Prezydent Czech Milosz Zeman ostro skrytykował w sobotę decyzję Moskwy o możliwości wysłania wojsk rosyjskich na Krym. Porównał to do interwencji Układu Warszawskiego w Czechosłowacji w 1968 r. Krytycznie na ten temat wypowiedział się również czeski premier.

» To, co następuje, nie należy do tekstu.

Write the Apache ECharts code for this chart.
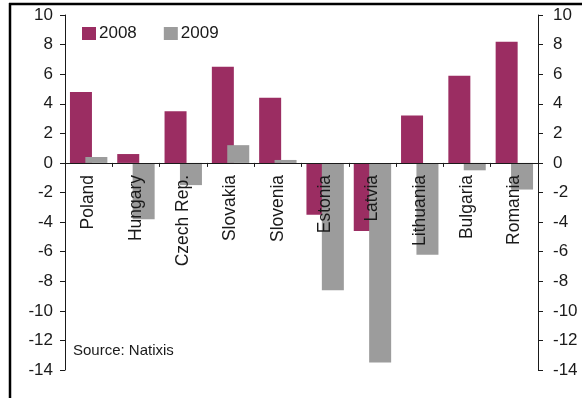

"Mimo iż doskonale rozumiem interesy rosyjskojęzycznej większości mieszkańców Krymu, który w 1954 roku bezsensowną decyzją (Nikity) Chruszczowa przyłączono do Ukrainy, mamy nasze własne doświadczenia z wojskową interwencją z 1968 roku. Obawiam się, że jakakolwiek wojskowa interwencja przyczyni się do powstania wielkich podziałów, których nie będzie można zasypać przez wiele pokoleń" - przekazał w komunikacie prezydent Zeman.
Negatywnie o sytuacji na Krymie wypowiedział się również premier Bohuslav Sobotka. W pisemnym oświadczeniu, przekazanym agencji CTK, wyraził zaniepokojenie zapowiedziami Rosji o ewentualnym wysłaniu wojsk na Krym.
"Ukraina jest niepodległym państwem, o którego przyszłości powinni zdecydować ukraińscy obywatele w demokratycznych wyborach. Ewentualną wojskową akcję Rosji, która w jakikolwiek sposób będzie się odnosić do terytorium Ukrainy, uważam za nieuzasadnioną i wrogą. Nieporozumień nie wolno rozwiązywać siłą" - napisał Sobotka.